SHORT PROBLEM:
The data below should be restated word for word, with every picture omitted.

DATA SHOWN:
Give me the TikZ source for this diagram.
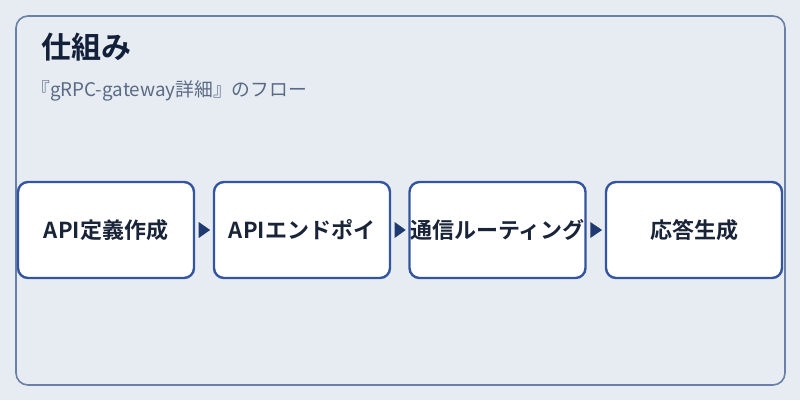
\documentclass[tikz,border=0pt]{standalone}
\usepackage{fontspec}
\usetikzlibrary{calc}
\setmainfont{Noto Sans CJK JP}
\newfontfamily\jpb{Noto Sans CJK JP Bold}
\definecolor{bgc}{HTML}{E6ECF2}
\definecolor{framec}{HTML}{6A80A8}
\definecolor{boxc}{HTML}{3355A0}
\definecolor{arrc}{HTML}{1F3A70}
\definecolor{titlec}{HTML}{13203A}
\definecolor{subc}{HTML}{5A6A85}
\definecolor{txtc}{HTML}{1A2438}
\tikzset{
  stepbox/.style={draw=boxc, line width=2.4pt, fill=white, rounded corners=10pt,
    minimum width=176pt, minimum height=96pt, inner sep=0pt, text=txtc,
    font=\jpb\fontsize{22pt}{26pt}\selectfont},
  flowarr/.style={fill=arrc, draw=none}
}
\begin{document}
\begin{tikzpicture}[x=1pt,y=-1pt]
\useasboundingbox (0,0) rectangle (800,400);
\fill[bgc] (0,0) rectangle (800,400);
\draw[framec, line width=1.6pt, rounded corners=12pt] (16,16) rectangle (785,385);
\node[anchor=base west, text=titlec, font=\jpb\fontsize{30pt}{34pt}\selectfont, inner sep=0pt] (title) at (41,58) {仕組み};
\node[anchor=base west, text=subc, font=\fontsize{18.8pt}{22pt}\selectfont, inner sep=0pt] (sub) at (31,96) {『gRPC-gateway詳細』のフロー};
\node[stepbox] (b1) at (106,230) {API定義作成};
\node[stepbox] (b2) at (302,230) {APIエンドポイ};
\node[stepbox] (b3) at (497.5,230) {通信ルーティング};
\node[stepbox] (b4) at (694,230) {応答生成};
\foreach \a/\b in {b1/b2,b2/b3,b3/b4}{
  \path (\a.east) -- (\b.west) coordinate[pos=0.2] (p0) coordinate[pos=0.85] (p1);
  \fill[flowarr] ($(p0)+(0,-8)$) -- ($(p1)$) -- ($(p0)+(0,8)$) -- cycle;
}
\end{tikzpicture}
\end{document}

EXERCISE ANSWER:
Give me the TikZ source for this diagram.
\documentclass[tikz,border=0pt]{standalone}
\usepackage{fontspec}
\usetikzlibrary{calc}
\setmainfont{Noto Sans CJK JP}
\newfontfamily\jpb{Noto Sans CJK JP Bold}
\definecolor{bgc}{HTML}{E6ECF2}
\definecolor{framec}{HTML}{6A80A8}
\definecolor{boxc}{HTML}{3355A0}
\definecolor{arrc}{HTML}{1F3A70}
\definecolor{titlec}{HTML}{13203A}
\definecolor{subc}{HTML}{5A6A85}
\definecolor{txtc}{HTML}{1A2438}
\tikzset{
  stepbox/.style={draw=boxc, line width=2.4pt, fill=white, rounded corners=10pt,
    minimum width=176pt, minimum height=96pt, inner sep=0pt, text=txtc,
    font=\jpb\fontsize{22pt}{26pt}\selectfont},
  flowarr/.style={fill=arrc, draw=none}
}
\begin{document}
\begin{tikzpicture}[x=1pt,y=-1pt]
\useasboundingbox (0,0) rectangle (800,400);
\fill[bgc] (0,0) rectangle (800,400);
\draw[framec, line width=1.6pt, rounded corners=12pt] (16,16) rectangle (785,385);
\node[anchor=base west, text=titlec, font=\jpb\fontsize{30pt}{34pt}\selectfont, inner sep=0pt] (title) at (41,58) {仕組み};
\node[anchor=base west, text=subc, font=\fontsize{18.8pt}{22pt}\selectfont, inner sep=0pt] (sub) at (31,96) {『gRPC-gateway詳細』のフロー};
\node[stepbox] (b1) at (106,230) {API定義作成};
\node[stepbox] (b2) at (302,230) {APIエンドポイ};
\node[stepbox] (b3) at (497.5,230) {通信ルーティング};
\node[stepbox] (b4) at (694,230) {応答生成};
\foreach \a/\b in {b1/b2,b2/b3,b3/b4}{
  \path (\a.east) -- (\b.west) coordinate[pos=0.2] (p0) coordinate[pos=0.85] (p1);
  \fill[flowarr] ($(p0)+(0,-8)$) -- ($(p1)$) -- ($(p0)+(0,8)$) -- cycle;
}
\end{tikzpicture}
\end{document}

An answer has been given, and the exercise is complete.